Typhoid will also tend to cause a dry cough, and the patient can also develop a rash. The disease will also tend to cause patients to become weaker than usual and feel fatigued throughout the day. Diarrhea and constipation are other potential symptoms, while the patient can also experience pain in their abdomen. The patient’s abdomen may also become very swollen.

5. Later Symptoms

If the patient is not treated then their symptoms will progress, and one symptom likely to develop is delirium. This is a condition where the patient finds it difficult to think clearly and they can struggle to even know what is around them. In some cases, the patient may not even be aware of who they are.

Another potential symptom of typhoid is the typhoid state. This is a condition where the patient will lay for long periods in a semi-conscious state. The patient may also be muttering indecipherable words, and they may also pick and pull at imaginary objects. Although this symptom is associated with typhoid, it can also be caused by some other medical conditions.


6. Complications

Typhoid can also go on to cause some very serious complications. One of these is a perforated intestine. This means that part of your digestive system has become torn and the contents are able to leak out into the abdominal cavity, which is an extremely serious condition.

Typhoid will also sometimes cause sepsis, which is a very dangerous condition caused by a severe reaction by the immune system to the presence of the infection. Pneumonia is another potential complication as are myocarditis and endocarditis. The patient can also experience kidney and bladder infections, psychiatric problems, and meningitis is another possibility.

7. Who’s At Risk

Typhoid fever can affect people of all ages, but children are more likely to catch the disease than adults are. Their symptoms are also likely to be milder, however. People are also at greater risk if they live in a part of the world where the disease is prevalent. This includes Africa, South America, Southeast Asia, and India.

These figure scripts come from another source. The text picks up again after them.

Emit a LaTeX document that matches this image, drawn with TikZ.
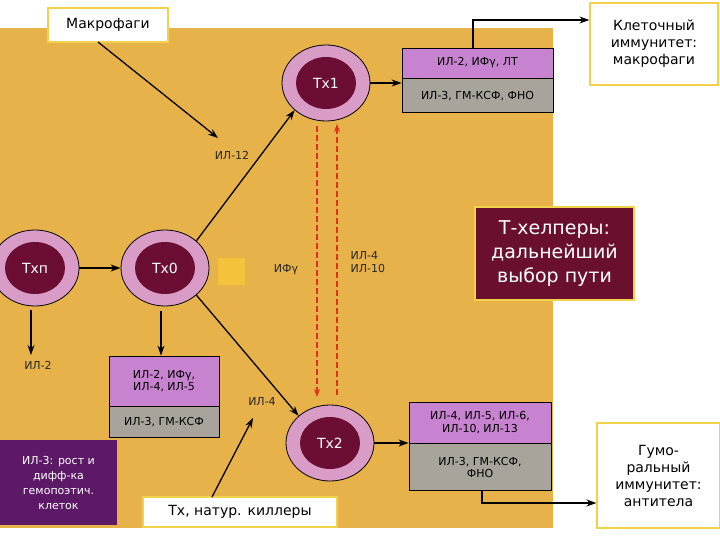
\documentclass[tikz,border=0pt]{standalone}
\usepackage{fontspec}
\setmainfont{DejaVu Sans}
\usetikzlibrary{arrows.meta,shapes.geometric}
\definecolor{bgor}{HTML}{E8B24A}
\definecolor{lilac}{HTML}{C783CF}
\definecolor{grayb}{HTML}{A8A39B}
\definecolor{cellout}{HTML}{D99CC6}
\definecolor{cellin}{HTML}{6C0E33}
\definecolor{maroon}{HTML}{6A0F2E}
\definecolor{violetb}{HTML}{5C1A66}
\definecolor{yel}{HTML}{F2D24A}
\definecolor{redd}{HTML}{E0301E}
\tikzset{
 wbox/.style={draw=yel,line width=1.2pt,fill=white,align=center,font=\fontsize{14}{16}\selectfont,inner sep=0pt},
 lab/.style={font=\fontsize{11}{13}\selectfont,text=black!85},
 cell/.style={ellipse,draw=black,line width=0.8pt,fill=cellout,minimum width=88pt,minimum height=76pt},
 core/.style={ellipse,fill=cellin,minimum width=60pt,minimum height=52pt,text=white,font=\fontsize{14}{16}\selectfont},
 pbox/.style={draw=black,line width=0.8pt,fill=lilac,align=center,font=\fontsize{11}{12.5}\selectfont,inner sep=0pt},
 gbox/.style={draw=black,line width=0.8pt,fill=grayb,align=center,font=\fontsize{11}{12.5}\selectfont,inner sep=0pt},
 arr/.style={-{Stealth[length=10pt,width=7pt]},line width=1.3pt},
 rarr/.style={-{Stealth[length=8pt,width=6pt]},line width=1.6pt,draw=redd,dash pattern=on 6pt off 3pt},
}
\begin{document}
\begin{tikzpicture}[x=1pt,y=-1pt]
\useasboundingbox (0,0) rectangle (720,540);
\fill[bgor] (0,28) rectangle (553,528);
% top boxes
\node[wbox,minimum width=120pt,minimum height=34pt] (mac) at (108,25) {Макрофаги};
\node[wbox,minimum width=128pt,minimum height=82pt,font=\fontsize{14}{17}\selectfont] (cell) at (654,44) {Клеточный\\иммунитет:\\макрофаги};
% cells
\node[cell] (t1o) at (326,83) {}; \node[core] (t1) at (326,83) {Тх1};
\node[cell] (t0o) at (165,268) {}; \node[core] (t0) at (165,268) {Тх0};
\node[cell] (tpo) at (35,268) {}; \node[core] (tp) at (35,268) {Тхп};
\node[cell] (t2o) at (330,443) {}; \node[core] (t2) at (330,443) {Тх2};
% Tx1 boxes
\node[pbox,minimum width=151pt,minimum height=30pt] (b1a) at (477.5,63) {ИЛ-2, ИФγ, ЛТ};
\node[gbox,minimum width=151pt,minimum height=34pt,anchor=north] (b1b) at (b1a.south) {ИЛ-3, ГМ-КСФ, ФНО};
% Tx0 boxes
\node[pbox,minimum width=110pt,minimum height=50pt] (b0a) at (164,381) {ИЛ-2, ИФγ,\\ИЛ-4, ИЛ-5};
\node[gbox,minimum width=110pt,minimum height=31pt,anchor=north] (b0b) at (b0a.south) {ИЛ-3, ГМ-КСФ};
% Tx2 boxes
\node[pbox,minimum width=142pt,minimum height=41pt] (b2a) at (480,422.5) {ИЛ-4, ИЛ-5, ИЛ-6,\\ИЛ-10, ИЛ-13};
\node[gbox,minimum width=142pt,minimum height=47pt,anchor=north] (b2b) at (b2a.south) {ИЛ-3, ГМ-КСФ,\\ФНО};
% other boxes
\node[draw=yel,line width=1.2pt,fill=maroon,text=white,align=center,font=\fontsize{19}{24}\selectfont,minimum width=159pt,minimum height=93pt,inner sep=0pt] (th) at (554.5,253.5) {Т-хелперы:\\дальнейший\\выбор пути};
\node[fill=violetb,text=white,align=center,font=\fontsize{11}{15}\selectfont,minimum width=117pt,minimum height=85pt,inner sep=0pt] (il3) at (58.5,482.5) {ИЛ-3: рост и\\дифф-ка\\гемопоэтич.\\клеток};
\node[wbox,minimum width=194pt,minimum height=30pt] (nk) at (240,512) {Тх, натур. киллеры};
\node[wbox,minimum width=123pt,minimum height=105pt,font=\fontsize{14}{17}\selectfont] (hum) at (658.5,475.5) {Гумо-\\ральный\\иммунитет:\\антитела};
\fill[yel!80!orange] (218,258) rectangle (245,285);
% labels
\node[lab] (l12) at (232,155) {ИЛ-12};
\node[lab] (lifg) at (286,270) {ИФγ};
\node[lab,align=left,anchor=west] (l410) at (347,262) {ИЛ-4\\ИЛ-10};
\node[lab] (l2) at (38,365) {ИЛ-2};
\node[lab] (l4) at (262,401) {ИЛ-4};
\coordinate (a12) at (218,138);
\coordinate (a4) at (253,418);
\coordinate (l2t) at (31,355);
\coordinate (t0d) at (161,311);
\coordinate (tpd) at (31,310);
% arrows
\draw[arr] (98,42) -- (a12);
\draw[arr] (tpo.east) -- (t0o.west);
\draw[arr] (t0o.north east) -- (t1o.south west);
\draw[arr] (t0o.south east) -- (t2o.north west);
\draw[arr] (tpd) -- (l2t);
\draw[arr] (t0d) -- (t0d |- b0a.north);
\draw[arr] (t1o.east) -- (t1o.east -| b1a.west);
\draw[arr] (t2o.east) -- (t2o.east -| b2a.west);
\draw[arr] (212,497) -- (a4);
\draw[arr] (473,48) |- (cell.west |- 0,20);
\draw[arr,line width=2pt] (482,490) |- (hum.west |- 0,503);
\draw[rarr] (317,126) -- (317,397);
\draw[rarr] (337,395) -- (337,124);
\end{tikzpicture}
\end{document}
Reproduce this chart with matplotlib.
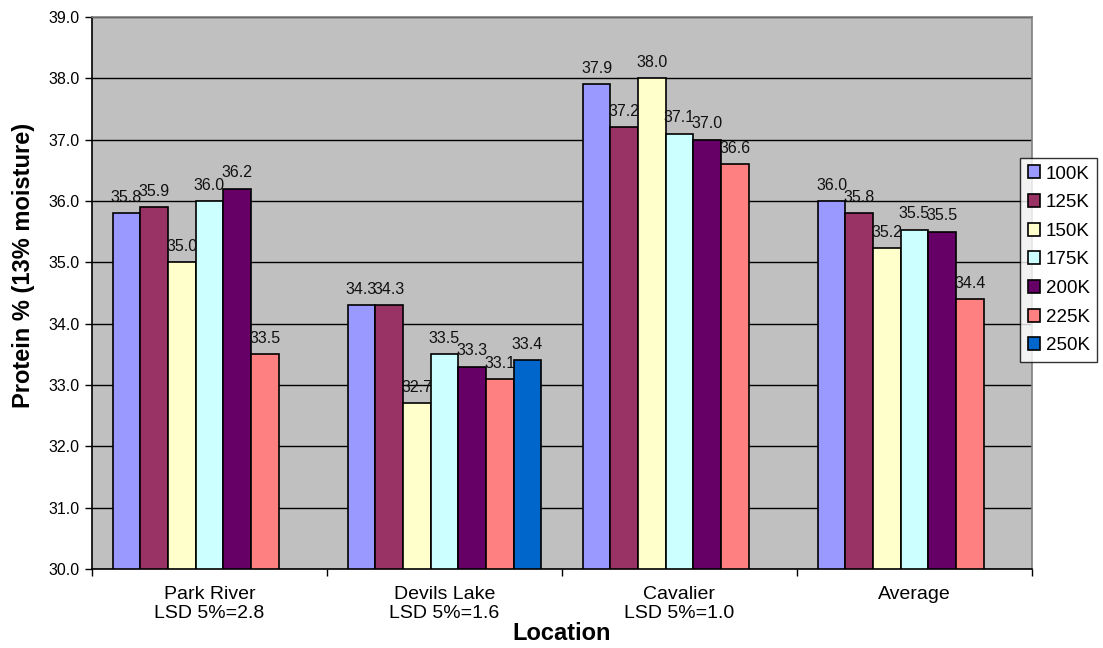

Other people in high risk groups include those who are in areas where hygiene standards are poor; you are also in a higher risk group if you are in close contact with another person who has the disease. People who work with bacteria like Salmonella Typhi will need to take precautions against the disease.


8. Prevention

Vaccines are available for typhoid, but they are not particularly effective. However, everybody can take steps to help give them further protection against the disease. One of these is to wash your hands regularly, especially after using the bathroom and before preparing food. Using soapy water and/or hand sanitizers are particularly effective at helping to prevent the spread of diseases.

You should also try and avoid eating any food that has not been thoroughly washed and cooked, and you should try and drink bottled water only. If you do have typhoid fever yourself then you should try and take precautions to help prevent other people from catching the disease.

9. Diagnosis

Your doctor will need to ask you about your symptoms and about your medical history. They will also likely need to ask if you have recently been travelling to a part of the world where typhoid is found. Tests will likely need to be undertaken in order to confirm what is causing the symptoms.

Your doctor will need to take a sample of your stools, urine, or blood. A sample of bone marrow will be needed in some cases. These samples can then be used to look for the presence of the Salmonella Typhi bacterium. In some cases, it may be necessary to look for typhoid DNA in your blood, or signs of the antibodies that are made to help fight the virus.

10. Treatment

While typhoid can be very dangerous if not treated, the good news is that treatment is available and is relatively straight forward. Antibiotics are usually quite effective at fighting the condition, and which type of antibiotic is used will vary according to different factors. As the bacterium develops a resistant to certain drugs, however, research needs to be done into new antibiotics.

The patient may also need treatment to help prevent them from becoming dehydrated, and vulnerable patients will need to be monitored for signs of severe dehydration. In some cases, the patient may also need surgery to repair any perforations in their digestive system.